Make an exact copy of the lines, leaving the pictures out.

§ COLLECTED MATERIAL
****

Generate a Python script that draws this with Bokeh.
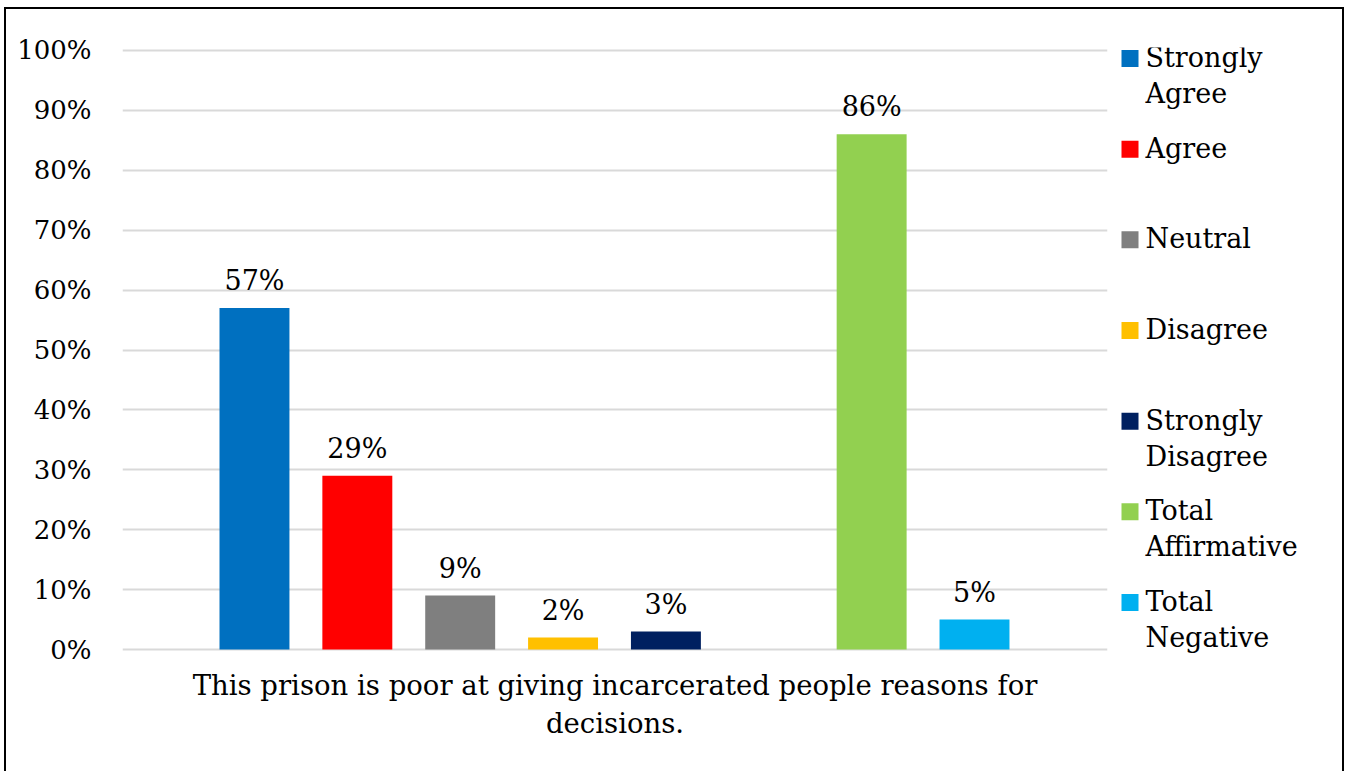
from bokeh.plotting import figure
from bokeh.layouts import row
from bokeh.models import ColumnDataSource, Range1d, LabelSet, PrintfTickFormatter, FixedTicker
from bokeh.core.properties import value
from bokeh.embed import file_html
from bokeh.resources import INLINE

# ---- data ----
series = ["Strongly Agree", "Agree", "Neutral", "Disagree", "Strongly Disagree",
          "Total Affirmative", "Total Negative"]
legend_labels = ["Strongly\nAgree", "Agree", "Neutral", "Disagree", "Strongly\nDisagree",
                 "Total\nAffirmative", "Total\nNegative"]
values = [57, 29, 9, 2, 3, 86, 5]
colors = ["#0070C0", "#FF0000", "#7F7F7F", "#FFC000", "#002060", "#92D050", "#00B0F0"]
question = "This prison is poor at giving incarcerated people reasons for\ndecisions."
y_ticks = [0, 10, 20, 30, 40, 50, 60, 70, 80, 90, 100]

FONT = "DejaVu Serif"
H = 762
TOP, BOT = 38, 110

# slot positions: individual answers, an empty slot, then totals
xs = [i + (1 if s.startswith("Total") else 0) for i, s in enumerate(series)]

p = figure(width=1110, height=H, output_backend="svg", toolbar_location=None,
           x_range=Range1d(-1.283, 8.293), y_range=Range1d(-2.0, 100.5),
           min_border_left=116, min_border_right=9, min_border_top=TOP, min_border_bottom=BOT)
p.outline_line_color = None

src = ColumnDataSource(dict(x=xs, top=values, color=colors,
                            t=[f"{v}%" for v in values]))
p.vbar(x="x", top="top", width=0.68, bottom=0, source=src,
       fill_color="color", line_color=None)

p.add_layout(LabelSet(x="x", y="top", text="t", source=src, text_align="center",
                      text_baseline="alphabetic", y_offset=18, text_font=value(FONT),
                      text_font_size="27px", text_color="#000000"))

p.yaxis.ticker = FixedTicker(ticks=y_ticks)
p.yaxis.formatter = PrintfTickFormatter(format="%d%%")
p.yaxis.axis_line_color = None
p.yaxis.major_tick_line_color = None
p.yaxis.minor_tick_line_color = None
p.yaxis.major_tick_out = 0
p.yaxis.major_label_standoff = 31
p.yaxis.major_label_text_font = FONT
p.yaxis.major_label_text_font_size = "26px"
p.yaxis.major_label_text_color = "#000000"

p.xaxis.ticker = FixedTicker(ticks=[])
p.xaxis.axis_line_color = None
p.xaxis.major_tick_line_color = None
p.xaxis.minor_tick_line_color = None
p.xaxis.major_tick_out = 0
p.xaxis.major_label_standoff = 0
p.xaxis.axis_label = question
p.xaxis.axis_label_standoff = 7
p.xaxis.axis_label_text_font = FONT
p.xaxis.axis_label_text_font_size = "27.5px"
p.xaxis.axis_label_text_font_style = "normal"
p.xaxis.axis_label_text_color = "#000000"

p.xgrid.grid_line_color = None
p.ygrid.grid_line_color = "#D9D9D9"
p.ygrid.grid_line_width = 2

# ---- legend panel (drawn manually so the swatch sits at the first text line) ----
LW = 226
lg = figure(width=LW, height=H, output_backend="svg", toolbar_location=None,
            x_range=Range1d(0, LW), y_range=Range1d(H - BOT, TOP),
            min_border_left=0, min_border_right=0, min_border_top=TOP, min_border_bottom=BOT)
lg.axis.visible = False
lg.grid.grid_line_color = None
lg.outline_line_color = None

pitch = 90.67
first = 49
sq_y = [first + pitch * i for i in range(len(series))]
lg.rect(x=[13.5] * len(series), y=sq_y, width=17, height=17,
        width_units="screen", height_units="screen",
        fill_color=colors, line_color=None)

tx, ty, tt = [], [], []
for i, lab in enumerate(legend_labels):
    for j, line in enumerate(lab.split("\n")):
        tx.append(29)
        ty.append(sq_y[i] - 1 + 36 * j)
        tt.append(line)
lg.text(x=tx, y=ty, text=tt, text_baseline="alphabetic", text_align="left",
        text_font=value(FONT), text_font_size="27px", text_color="#000000")

layout = row(p, lg, styles={"border-top": "2px solid black", "border-left": "2px solid black",
                            "border-right": "2px solid black", "margin-left": "4px",
                            "margin-top": "7px"})

open("out.html", "w").write(file_html(layout, INLINE))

****

§ EXPECTED OUTPUT
Generate a Python script that draws this with Bokeh.
from bokeh.plotting import figure
from bokeh.layouts import row
from bokeh.models import ColumnDataSource, Range1d, LabelSet, PrintfTickFormatter, FixedTicker
from bokeh.core.properties import value
from bokeh.embed import file_html
from bokeh.resources import INLINE

# ---- data ----
series = ["Strongly Agree", "Agree", "Neutral", "Disagree", "Strongly Disagree",
          "Total Affirmative", "Total Negative"]
legend_labels = ["Strongly\nAgree", "Agree", "Neutral", "Disagree", "Strongly\nDisagree",
                 "Total\nAffirmative", "Total\nNegative"]
values = [57, 29, 9, 2, 3, 86, 5]
colors = ["#0070C0", "#FF0000", "#7F7F7F", "#FFC000", "#002060", "#92D050", "#00B0F0"]
question = "This prison is poor at giving incarcerated people reasons for\ndecisions."
y_ticks = [0, 10, 20, 30, 40, 50, 60, 70, 80, 90, 100]

FONT = "DejaVu Serif"
H = 762
TOP, BOT = 38, 110

# slot positions: individual answers, an empty slot, then totals
xs = [i + (1 if s.startswith("Total") else 0) for i, s in enumerate(series)]

p = figure(width=1110, height=H, output_backend="svg", toolbar_location=None,
           x_range=Range1d(-1.283, 8.293), y_range=Range1d(-2.0, 100.5),
           min_border_left=116, min_border_right=9, min_border_top=TOP, min_border_bottom=BOT)
p.outline_line_color = None

src = ColumnDataSource(dict(x=xs, top=values, color=colors,
                            t=[f"{v}%" for v in values]))
p.vbar(x="x", top="top", width=0.68, bottom=0, source=src,
       fill_color="color", line_color=None)

p.add_layout(LabelSet(x="x", y="top", text="t", source=src, text_align="center",
                      text_baseline="alphabetic", y_offset=18, text_font=value(FONT),
                      text_font_size="27px", text_color="#000000"))

p.yaxis.ticker = FixedTicker(ticks=y_ticks)
p.yaxis.formatter = PrintfTickFormatter(format="%d%%")
p.yaxis.axis_line_color = None
p.yaxis.major_tick_line_color = None
p.yaxis.minor_tick_line_color = None
p.yaxis.major_tick_out = 0
p.yaxis.major_label_standoff = 31
p.yaxis.major_label_text_font = FONT
p.yaxis.major_label_text_font_size = "26px"
p.yaxis.major_label_text_color = "#000000"

p.xaxis.ticker = FixedTicker(ticks=[])
p.xaxis.axis_line_color = None
p.xaxis.major_tick_line_color = None
p.xaxis.minor_tick_line_color = None
p.xaxis.major_tick_out = 0
p.xaxis.major_label_standoff = 0
p.xaxis.axis_label = question
p.xaxis.axis_label_standoff = 7
p.xaxis.axis_label_text_font = FONT
p.xaxis.axis_label_text_font_size = "27.5px"
p.xaxis.axis_label_text_font_style = "normal"
p.xaxis.axis_label_text_color = "#000000"

p.xgrid.grid_line_color = None
p.ygrid.grid_line_color = "#D9D9D9"
p.ygrid.grid_line_width = 2

# ---- legend panel (drawn manually so the swatch sits at the first text line) ----
LW = 226
lg = figure(width=LW, height=H, output_backend="svg", toolbar_location=None,
            x_range=Range1d(0, LW), y_range=Range1d(H - BOT, TOP),
            min_border_left=0, min_border_right=0, min_border_top=TOP, min_border_bottom=BOT)
lg.axis.visible = False
lg.grid.grid_line_color = None
lg.outline_line_color = None

pitch = 90.67
first = 49
sq_y = [first + pitch * i for i in range(len(series))]
lg.rect(x=[13.5] * len(series), y=sq_y, width=17, height=17,
        width_units="screen", height_units="screen",
        fill_color=colors, line_color=None)

tx, ty, tt = [], [], []
for i, lab in enumerate(legend_labels):
    for j, line in enumerate(lab.split("\n")):
        tx.append(29)
        ty.append(sq_y[i] - 1 + 36 * j)
        tt.append(line)
lg.text(x=tx, y=ty, text=tt, text_baseline="alphabetic", text_align="left",
        text_font=value(FONT), text_font_size="27px", text_color="#000000")

layout = row(p, lg, styles={"border-top": "2px solid black", "border-left": "2px solid black",
                            "border-right": "2px solid black", "margin-left": "4px",
                            "margin-top": "7px"})

open("out.html", "w").write(file_html(layout, INLINE))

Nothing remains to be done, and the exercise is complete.